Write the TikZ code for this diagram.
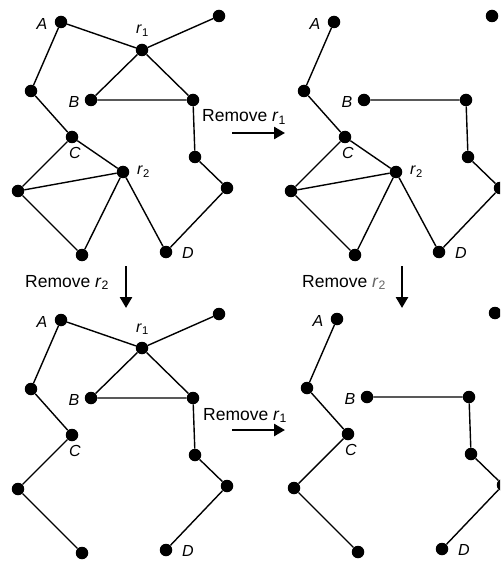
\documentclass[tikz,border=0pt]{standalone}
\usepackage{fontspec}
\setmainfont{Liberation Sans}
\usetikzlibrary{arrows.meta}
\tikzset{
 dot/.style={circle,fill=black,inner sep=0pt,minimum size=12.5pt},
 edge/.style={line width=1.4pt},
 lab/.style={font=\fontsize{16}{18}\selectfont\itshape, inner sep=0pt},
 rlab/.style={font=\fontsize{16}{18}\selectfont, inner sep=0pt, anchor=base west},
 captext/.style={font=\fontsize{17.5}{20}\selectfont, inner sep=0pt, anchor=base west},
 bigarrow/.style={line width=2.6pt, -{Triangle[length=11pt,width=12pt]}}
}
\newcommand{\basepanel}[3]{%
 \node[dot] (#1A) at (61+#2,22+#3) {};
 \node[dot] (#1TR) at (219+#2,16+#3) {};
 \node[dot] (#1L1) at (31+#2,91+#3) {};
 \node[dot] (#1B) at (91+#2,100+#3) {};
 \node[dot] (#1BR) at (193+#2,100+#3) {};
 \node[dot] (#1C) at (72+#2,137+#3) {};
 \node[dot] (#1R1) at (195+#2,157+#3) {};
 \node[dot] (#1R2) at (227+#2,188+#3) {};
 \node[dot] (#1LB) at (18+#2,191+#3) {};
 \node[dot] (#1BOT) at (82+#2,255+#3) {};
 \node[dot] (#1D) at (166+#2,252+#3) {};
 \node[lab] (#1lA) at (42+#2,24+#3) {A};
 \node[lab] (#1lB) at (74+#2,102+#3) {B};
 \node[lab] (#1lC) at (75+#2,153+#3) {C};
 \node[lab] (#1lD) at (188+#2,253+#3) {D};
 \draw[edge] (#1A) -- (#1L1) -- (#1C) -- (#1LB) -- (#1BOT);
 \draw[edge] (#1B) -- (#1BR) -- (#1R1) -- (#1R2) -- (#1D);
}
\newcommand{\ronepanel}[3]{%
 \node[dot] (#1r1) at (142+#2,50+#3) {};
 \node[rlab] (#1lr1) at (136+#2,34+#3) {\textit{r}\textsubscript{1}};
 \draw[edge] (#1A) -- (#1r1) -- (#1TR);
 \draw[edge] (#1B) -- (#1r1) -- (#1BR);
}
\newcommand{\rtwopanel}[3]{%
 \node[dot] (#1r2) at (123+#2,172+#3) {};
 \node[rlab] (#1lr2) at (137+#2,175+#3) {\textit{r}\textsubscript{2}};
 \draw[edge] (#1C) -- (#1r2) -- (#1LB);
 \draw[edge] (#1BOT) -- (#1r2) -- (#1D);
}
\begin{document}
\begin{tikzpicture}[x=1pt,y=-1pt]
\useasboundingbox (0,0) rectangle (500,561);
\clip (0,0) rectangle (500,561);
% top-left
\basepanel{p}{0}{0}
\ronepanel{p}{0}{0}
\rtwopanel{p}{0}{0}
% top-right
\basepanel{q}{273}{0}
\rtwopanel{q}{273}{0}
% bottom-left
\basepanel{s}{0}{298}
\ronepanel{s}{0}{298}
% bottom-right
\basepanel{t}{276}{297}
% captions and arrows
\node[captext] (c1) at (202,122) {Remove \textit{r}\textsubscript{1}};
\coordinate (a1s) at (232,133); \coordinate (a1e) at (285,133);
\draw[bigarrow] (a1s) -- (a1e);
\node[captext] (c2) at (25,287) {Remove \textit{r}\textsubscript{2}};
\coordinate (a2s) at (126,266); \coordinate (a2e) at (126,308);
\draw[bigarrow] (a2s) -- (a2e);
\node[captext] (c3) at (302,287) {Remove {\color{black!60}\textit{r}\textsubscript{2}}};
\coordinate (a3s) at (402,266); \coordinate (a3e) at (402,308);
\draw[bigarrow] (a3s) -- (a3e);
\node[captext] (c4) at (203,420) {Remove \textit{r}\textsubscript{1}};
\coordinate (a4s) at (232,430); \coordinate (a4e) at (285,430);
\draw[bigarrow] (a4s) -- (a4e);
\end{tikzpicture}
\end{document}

* * * * * * *

**Problem requirements:**
Make an exact reproduction of the listing above, without any pictures.

**Written response:**
Write the TikZ code for this diagram.
\documentclass[tikz,border=0pt]{standalone}
\usepackage{fontspec}
\setmainfont{Liberation Sans}
\usetikzlibrary{arrows.meta}
\tikzset{
 dot/.style={circle,fill=black,inner sep=0pt,minimum size=12.5pt},
 edge/.style={line width=1.4pt},
 lab/.style={font=\fontsize{16}{18}\selectfont\itshape, inner sep=0pt},
 rlab/.style={font=\fontsize{16}{18}\selectfont, inner sep=0pt, anchor=base west},
 captext/.style={font=\fontsize{17.5}{20}\selectfont, inner sep=0pt, anchor=base west},
 bigarrow/.style={line width=2.6pt, -{Triangle[length=11pt,width=12pt]}}
}
\newcommand{\basepanel}[3]{%
 \node[dot] (#1A) at (61+#2,22+#3) {};
 \node[dot] (#1TR) at (219+#2,16+#3) {};
 \node[dot] (#1L1) at (31+#2,91+#3) {};
 \node[dot] (#1B) at (91+#2,100+#3) {};
 \node[dot] (#1BR) at (193+#2,100+#3) {};
 \node[dot] (#1C) at (72+#2,137+#3) {};
 \node[dot] (#1R1) at (195+#2,157+#3) {};
 \node[dot] (#1R2) at (227+#2,188+#3) {};
 \node[dot] (#1LB) at (18+#2,191+#3) {};
 \node[dot] (#1BOT) at (82+#2,255+#3) {};
 \node[dot] (#1D) at (166+#2,252+#3) {};
 \node[lab] (#1lA) at (42+#2,24+#3) {A};
 \node[lab] (#1lB) at (74+#2,102+#3) {B};
 \node[lab] (#1lC) at (75+#2,153+#3) {C};
 \node[lab] (#1lD) at (188+#2,253+#3) {D};
 \draw[edge] (#1A) -- (#1L1) -- (#1C) -- (#1LB) -- (#1BOT);
 \draw[edge] (#1B) -- (#1BR) -- (#1R1) -- (#1R2) -- (#1D);
}
\newcommand{\ronepanel}[3]{%
 \node[dot] (#1r1) at (142+#2,50+#3) {};
 \node[rlab] (#1lr1) at (136+#2,34+#3) {\textit{r}\textsubscript{1}};
 \draw[edge] (#1A) -- (#1r1) -- (#1TR);
 \draw[edge] (#1B) -- (#1r1) -- (#1BR);
}
\newcommand{\rtwopanel}[3]{%
 \node[dot] (#1r2) at (123+#2,172+#3) {};
 \node[rlab] (#1lr2) at (137+#2,175+#3) {\textit{r}\textsubscript{2}};
 \draw[edge] (#1C) -- (#1r2) -- (#1LB);
 \draw[edge] (#1BOT) -- (#1r2) -- (#1D);
}
\begin{document}
\begin{tikzpicture}[x=1pt,y=-1pt]
\useasboundingbox (0,0) rectangle (500,561);
\clip (0,0) rectangle (500,561);
% top-left
\basepanel{p}{0}{0}
\ronepanel{p}{0}{0}
\rtwopanel{p}{0}{0}
% top-right
\basepanel{q}{273}{0}
\rtwopanel{q}{273}{0}
% bottom-left
\basepanel{s}{0}{298}
\ronepanel{s}{0}{298}
% bottom-right
\basepanel{t}{276}{297}
% captions and arrows
\node[captext] (c1) at (202,122) {Remove \textit{r}\textsubscript{1}};
\coordinate (a1s) at (232,133); \coordinate (a1e) at (285,133);
\draw[bigarrow] (a1s) -- (a1e);
\node[captext] (c2) at (25,287) {Remove \textit{r}\textsubscript{2}};
\coordinate (a2s) at (126,266); \coordinate (a2e) at (126,308);
\draw[bigarrow] (a2s) -- (a2e);
\node[captext] (c3) at (302,287) {Remove {\color{black!60}\textit{r}\textsubscript{2}}};
\coordinate (a3s) at (402,266); \coordinate (a3e) at (402,308);
\draw[bigarrow] (a3s) -- (a3e);
\node[captext] (c4) at (203,420) {Remove \textit{r}\textsubscript{1}};
\coordinate (a4s) at (232,430); \coordinate (a4e) at (285,430);
\draw[bigarrow] (a4s) -- (a4e);
\end{tikzpicture}
\end{document}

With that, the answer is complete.